Columbine: A Superb Account by Dave Cullen

Reviewed by Ben Wolinsky


Our nation has had its share of troubles-the Great Depression, Vietnam, Waco, 9/11-but I wonder if Columbine is worse? This wasn’t a case of a foreign terrorist making a mass attack; it was two teenage boys walking around their school shooting everyone. It was the kind of thing that teens used to joke about, but of course nobody would dream of actually doing it. The Columbine massacre isn’t in most high school history books (and neither is Waco for that matter) but maybe it should be.

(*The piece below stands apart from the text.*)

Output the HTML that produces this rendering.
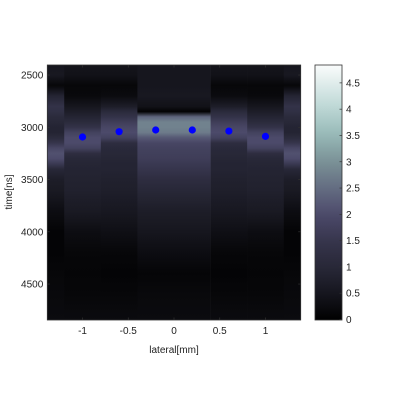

In Dave Cullen’s book, there are no conclusions, and maybe that’s why it really makes you think. We may never know the boys’ motivation for the murder spree. The kids who were left disabled, and the families of the dead, they all had to move on alone. There wasn’t an outpouring of sympathy like the 9/11 victims had, no memorials all over the USA. I remember watching it on the news back in college. The only reaction of the government involved gun control debates. But I thought hard; not too long before, I was a high school student too. I hated the school and hated my classmates. Sometimes I fantasized about marching through the school with a shotgun and killing every kid who ever picked on me. But I never did. There has to be a reason why, and I don’t know that reasons.

In the afterward, Linda Mauser (mother of one of the victims) says she’s not really that angry at Eric Harris and Dylan Klebold. She’s angry at their parents, because she can’t understand how they allowed their boys to gather the weapons under the parents’ noses. She’s angry at her pastor who gave the routine speech about “moving on” and then ignored her. She’s angry at gun control lobbyists who exploited the tragedy. I can only hope that her participation in this book is cathartic for her. Cullen isn’t judgmental in his writing. He lets the survivors tell it as they see it.

The Columbine massacre wasn’t a spur of the moment fight. Harris and Klebold planned it for months, and they made great efforts to hide it from their parents. The local police were unready for something like this, which was, in reality, no different from a terrorist hostage situation. Now tell me, where in America is a small town police department ready for terrorism? Can we blame the police for taking too long to enter and sweep the building? Should we blame the gun makers, even though they didn’t advertise to kids? Should we blame violent video games? Violent movies? The violent six o’clock news?

In the meantime, the Sandy Hook Massacre is fresh in everyone’s minds, and I have, this time round, seen more sympathy for the victims. Not to mention the presidents’ speech to the victims’ families. But will today’s high school students be taught about the Columbine High School massacre? It remains to be seen.